The flagship test (RateLimiterStoreTest.distributedEnforcementAcrossThreeNodes) proves this:

  1. Three independent nodes each call allow(...) 40 times — all 120 calls return allowed=true because each node only sees its own slot.
  2. Manually merge node1’s and node2’s bucket states into node3 (simulating gossip).
  3. Now node3’s GCounter has {node-1: 40, node-2: 40, node-3: 40} = total 120.
  4. Request 121 to node3 returns allowed=false. ✓

The trade-off you should know about

We increment first, decide after. A denied request still consumes a slot in the GCounter. This is the same as INCR-then-check in Redis. The alternative (“check, then increment if allowed”) has races even on a single node, much worse distributed.

During gossip lag, two nodes can each independently see “below limit” and both allow a request — brief over-allowance proportional to gossip cadence and node count. For a “100 per minute” limit on a 3-node cluster, typical over-allowance is ~1%. For very small limits this becomes proportionally larger. Pick larger limits or accept the trade. Strict mode (route every check through a Raft leader) is a future option.

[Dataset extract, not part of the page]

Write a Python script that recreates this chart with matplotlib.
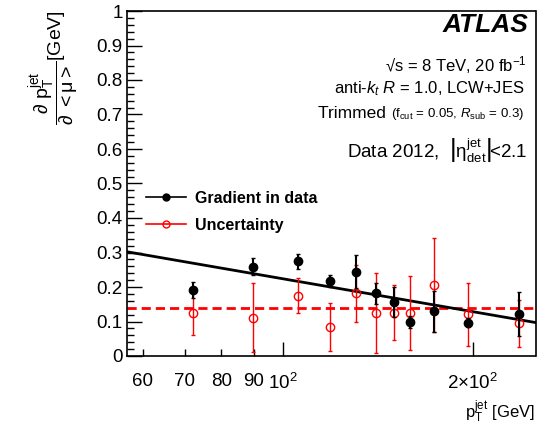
import numpy as np
import matplotlib
matplotlib.use('Agg')
import matplotlib.pyplot as plt
from matplotlib.lines import Line2D
from matplotlib.ticker import FixedLocator, FixedFormatter, MultipleLocator

plt.rcParams['font.family'] = ['Liberation Sans', 'DejaVu Sans']
plt.rcParams['mathtext.fontset'] = 'custom'
plt.rcParams['mathtext.rm'] = 'Liberation Sans'
plt.rcParams['mathtext.it'] = 'Liberation Sans:italic'
plt.rcParams['mathtext.bf'] = 'Liberation Sans:bold'
plt.rcParams['mathtext.sf'] = 'Liberation Sans'

# values
pt = [72.1, 89.8, 105.9, 119.0, 130.5, 140.6, 150.0, 159.4, 173.8, 196.9, 237.0]
grad = [0.191, 0.259, 0.275, 0.218, 0.244, 0.182, 0.156, 0.099, 0.130, 0.097, 0.121]
grad_err = [0.024, 0.024, 0.022, 0.018, 0.048, 0.030, 0.043, 0.018, 0.059, 0.013, 0.064]
unc = [0.124, 0.111, 0.175, 0.085, 0.182, 0.125, 0.126, 0.124, 0.206, 0.121, 0.095]
unc_err = [0.062, 0.100, 0.050, 0.070, 0.083, 0.115, 0.080, 0.107, 0.135, 0.092, 0.068]

# straight-line fit in log10(pT) and the flat uncertainty level
fit_a, fit_b = 0.858, -0.317
unc_level = 0.138

x_major = [100, 200]
x_major_labels = ['$10^2$', r'$2{\times}10^2$']
x_minor = [60, 70, 80, 90]
x_minor_labels = ['60', '70', '80', '90']
xlim = (56.7, 251.5)

W, H = 543, 429
fig = plt.figure(figsize=(W / 100, H / 100), dpi=100)
ax = fig.add_axes([127 / W, 1 - 356 / H, 408.5 / W, 345 / H])


def px(x, y):
    # figure pixel position -> figure fraction
    return x / W, 1 - y / H


ax.set_xscale('log')
ax.set_xlim(*xlim)
ax.set_ylim(0, 1)

fit_x = np.array(xlim)
ax.plot(fit_x, fit_a + fit_b * np.log10(fit_x), color='k', lw=2, zorder=3)
ax.axhline(unc_level, color='red', lw=2, ls=(0, (3.3, 1.8)), zorder=2)

ax.errorbar(pt, unc, yerr=unc_err, fmt='o', mfc='none', mec='red', mew=1,
            ms=6, ecolor='red', elinewidth=1, capsize=1.5, zorder=4)
ax.errorbar(pt, grad, yerr=grad_err, fmt='o', color='k', ms=6,
            elinewidth=1.5, capsize=1.5, zorder=5)

# axes style
ax.xaxis.set_major_locator(FixedLocator(x_major))
ax.xaxis.set_major_formatter(FixedFormatter(x_major_labels))
ax.xaxis.set_minor_locator(FixedLocator(x_minor))
ax.xaxis.set_minor_formatter(FixedFormatter(x_minor_labels))
ax.yaxis.set_major_locator(MultipleLocator(0.1))
ax.yaxis.set_minor_locator(MultipleLocator(0.02))
ax.set_yticklabels(['%g' % v for v in ax.get_yticks()])
ax.tick_params(which='both', direction='in', top=False, right=False, labelsize=13.5)
ax.tick_params(axis='x', which='major', length=10, width=1, pad=12)
ax.tick_params(axis='x', which='minor', length=5, width=1, pad=12)
ax.tick_params(axis='y', which='major', length=11, width=1, pad=3)
ax.tick_params(axis='y', which='minor', length=5, width=1)
for s in ax.spines.values():
    s.set_linewidth(1.2)

# legend
handles = [
    Line2D([], [], color='k', lw=1.2, marker='o', ms=5),
    Line2D([], [], color='red', lw=1.2, marker='o', ms=5, mfc='none'),
]
ax.legend(handles, ['Gradient in data', 'Uncertainty'], loc='upper left',
          bbox_to_anchor=(0.046, 0.478), frameon=False, borderpad=0,
          borderaxespad=0, handlelength=2.5, handletextpad=0.55,
          labelspacing=0.75, prop={'weight': 'bold', 'size': 11.5})

# labels
fig.text(*px(528, 25), 'ATLAS', ha='right', va='center', fontsize=19,
         fontweight='bold', fontstyle='italic')
fig.text(*px(527, 65), '\u221as = 8 TeV, 20 fb$^{-1}$', ha='right', va='center', fontsize=12)
fig.text(*px(525, 89), 'anti-$k_{t}$ $R$ = 1.0, LCW+JES', ha='right', va='center', fontsize=12)
t_small = fig.text(*px(524, 114), '(f$_{\\mathrm{cut}}$ = 0.05, $R_{\\mathrm{sub}}$ = 0.3)',
                   ha='right', va='center', fontsize=9.5)
ax.annotate('Trimmed ', xy=(0, 0.55), xycoords=t_small, ha='right', va='center',
            fontsize=12.5)
fig.text(*px(527, 150),
         r'Data 2012, $\ \left|\mathrm{\eta}^{\mathrm{jet}}_{\mathrm{det}}\right|\!$<2.1',
         ha='right', va='center', fontsize=13.5)

fig.text(*px(535, 412), r'$\mathrm{p}_{\mathrm{T}}^{\mathrm{jet}}$ [GeV]', ha='right',
         va='center', fontsize=12)
fig.text(*px(54, 10),
         r'$\dfrac{\partial\ \mathrm{p}_{\mathrm{T}}^{\mathrm{jet}}}'
         r'{\partial\ \mathrm{<}\mathrm{\mu}\mathrm{>}}$[GeV]',
         rotation=90, ha='center', va='top', fontsize=14)

fig.savefig('out.png', dpi=100)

RL.RESET (currently unsupported)

Returns an explicit error. GCounter is grow-only — proper reset requires gossip-coordinated tombstones. Wait for natural window roll-over, or use a smaller window. Filed in Phase 13.


3. Config Store

Versioned writes

> CFG.SET payment-service timeout 3000
(integer) 1     # version number
> CFG.SET payment-service timeout 5000
(integer) 2
> CFG.GET payment-service timeout
"5000"          # latest value

Every CFG.SET appends a new version. CFG.GET returns the latest. Earlier versions are never deleted.

Audit history

> CFG.HIST payment-service timeout
1) 1# "version"   => (integer) 1
   2# "timestamp" => (integer) 1745772900000
   3# "value"     => "3000"
2) 1# "version"   => (integer) 2
   2# "timestamp" => (integer) 1745772930000
   3# "value"     => "5000"

Each entry is a RESP3 map with {version, timestamp, value}. Useful for “when did we change this and to what?” forensics.

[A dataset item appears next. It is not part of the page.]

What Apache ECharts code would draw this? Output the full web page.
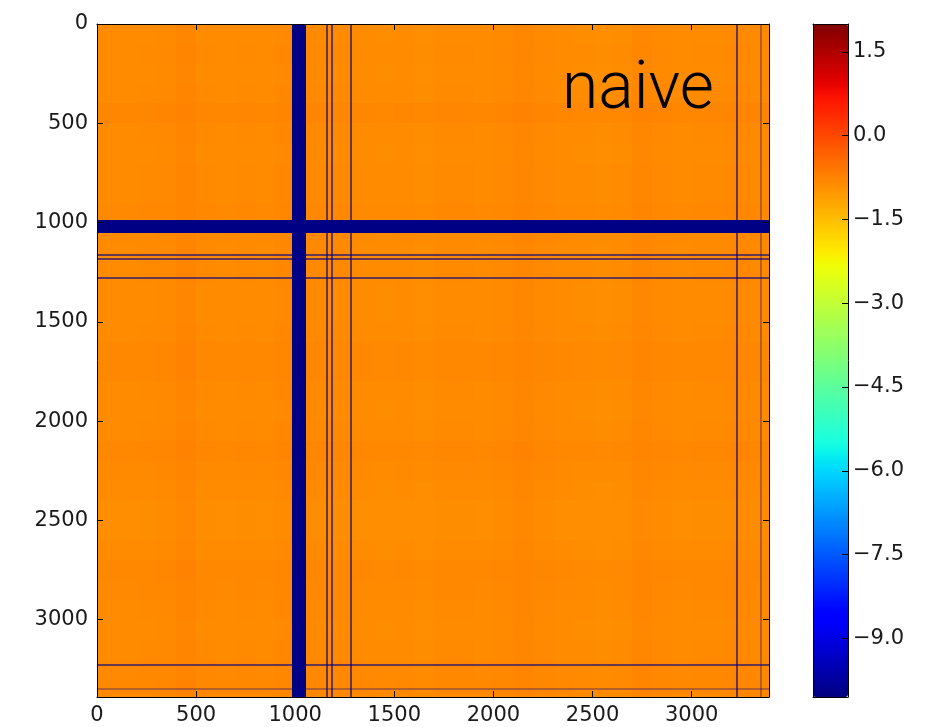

The interesting part: live server-push via CFG.WATCH

This is the one place KiraDB breaks the standard request/response shape — the server pushes notifications on a long-lived connection.

# Connection A — subscriber
> CFG.WATCH payment-service
OK

# Connection B — admin pushes a change
> CFG.SET payment-service timeout 8000
(integer) 3

# Connection A receives a push frame *without* having sent another command:
*6
$10
CFG.NOTIFY
$15
payment-service
$7
timeout
$4
8000
:3
:1745773100000

The push frame is a standard RESP3 array starting with the literal "CFG.NOTIFY" — clients dispatch on that leading element the same way they handle Redis pub/sub messages. SDKs that already support pub/sub will be straightforward to wire to CFG.WATCH.

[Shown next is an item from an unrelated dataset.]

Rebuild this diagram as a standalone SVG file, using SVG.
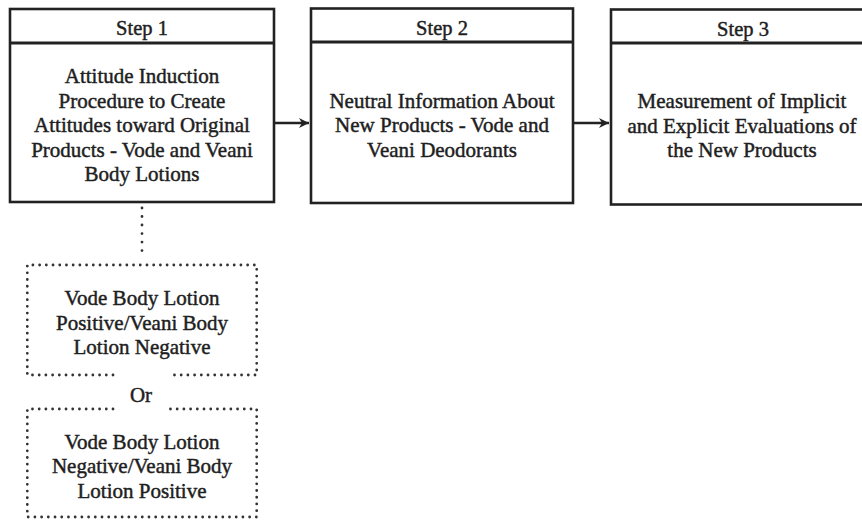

Auto-cleanup on disconnect

ConfigSubscriptionRegistry (in kiradb-server) attaches a Netty closeFuture listener to each subscribing channel. When the client disconnects — clean shutdown, kill -9, network drop — the channel is removed from every scope it was subscribed to. No leaked entries.

The integration test (ConfigIntegrationTest.watchReceivesPushNotificationOnChange) verifies the full cycle: subscribe, write, push received, disconnect, count drops to 0.

What’s deferred (Phase 13)


When to use which service

Need Reach for Why
Toggle a feature on/off without redeploying FLAG.SET / GET / KILL Sticky per user, instant flip
Run an A/B test with conversion measurement FLAG.GET + FLAG.CONVERT + FLAG.STATS Per-cohort metrics, bandit-ready
“Don’t let any one user hit the API more than X/min” RL.ALLOW No coordination on the hot path
“When my admin changes a config, all my services react in seconds” CFG.SET + CFG.WATCH Server-push, no polling
Audit “when and to what was this config changed?” CFG.HIST Append-only history
“How close am I to the rate limit right now?” RL.STATUS Read without consuming

What about exact-Redis-semantics for these commands?

KiraDB’s FLAG.*, RL.*, CFG.*, and CRDT.* are KiraDB-native. They don’t exist in Redis or Valkey, and that’s by design — these are commands the database needs because the database is providing the service, not a separate sidecar. The Redis-compat surface is the wire protocol (RESP3), and that’s enough to make every Redis SDK work via sendCommand.

The standard Redis commands (GET, SET, DEL, EXISTS, EXPIRE, TTL, etc.) work directly through the SDK’s typed methods — jedis.set("k","v") does what you expect.